LDA example in multivariatestats.jl flipped x and y values

Hello, good morning.

Days ago I started looking the multivariatestats.jl to do some pca and lda analysis, and notice that lda plots data inverted in this example:


	iris = dataset("datasets", "iris")

	X = Matrix(iris[1:2:end,1:4])'
	X_labels = Vector(iris[1:2:end,5])
	pca = fit(PCA, X; maxoutdim=2)
	Ypca = predict(pca, X)

	lda = fit(MulticlassLDA, X, X_labels; outdim=2)
	Ylda = predict(lda, X)
	p = plot(layout=(1,2), size=(800,300))
	for s in ["setosa", "versicolor", "virginica"]
	    points = Ypca[:,X_labels.==s]
	    scatter!(p[1], points[1,:],points[2,:], label=s, legend=:bottomleft)
	    points = Ylda[:,X_labels.==s]
	    scatter!(p[2], points[1,:],points[2,:], label=s, legend=:bottomleft)
	plot!(p[1], title="PCA")
	plot!(p[2], title="LDA")


From page example:

From my machine

Is this a bug, or different results are normal?

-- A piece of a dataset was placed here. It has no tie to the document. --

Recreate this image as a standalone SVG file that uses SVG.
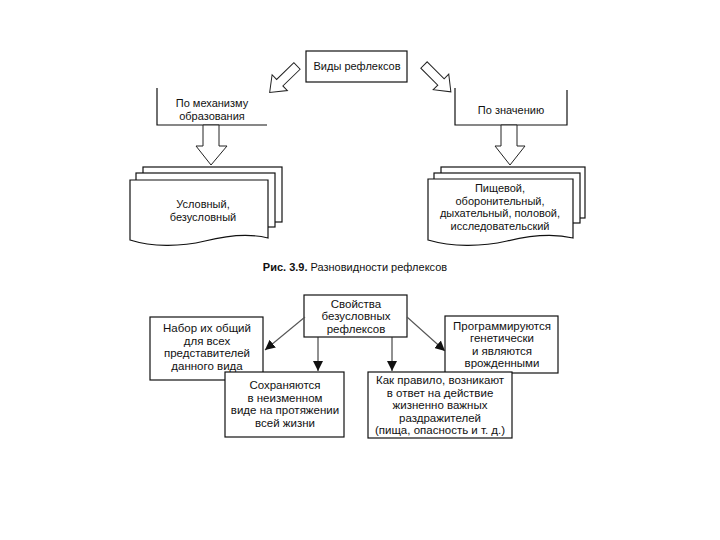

LDA is easy to implement, so here is LDA based on inverse regression.

iris = dataset("datasets", "iris")

# Note I don't transpose X
X = Matrix(iris[1:2:end,1:4])
X_labels = Vector(iris[1:2:end,5]);

using Statistics, LinearAlgebra, DataFrames

indmat(Iv) = (Iv.==permutedims(unique(Iv)))

function lda(X, Xlbls)
    μX = mean(X, dims=1)
    Xw = svd(X.-μX).U # whiten X
    Xw ./= std(Xw, dims=1) # make unit variance
    Ya = indmat(Xlbls)
    Σh = cov(Xw, Ya)/cov(Ya)*cov(Ya,Xw) # Prediction covariance
    V = eigvecs(Σh, sortby=x->-abs(x))
    DC = Xw*V     # Discriminant Components
    df = DataFrame(DC, [:DC1, :DC2, :DC3, :DC4])
    df.xlbl = Xlbls  
    return df

DC = lda(X, X_labels)

# Plot

So the discriminant vectors V are the eigenvectors of a prediction covariance matrix Σh.
I guess you know that eigenvectors are not unique and only defined up to a multiple
(so yes you can get inverted signs). Note my DCs are centered and have unit variance (which is my preference).


thats means results in multivariatestats.jl are correct, even if thei are flipped?

The scatterplot looks correct. But their non-centered DC2 would prompt me to look at the MultivariateStats.jl code (if I was using it).

1 Like

Thank you. I had opened an issue in github. Will wait people do their cents before I close it.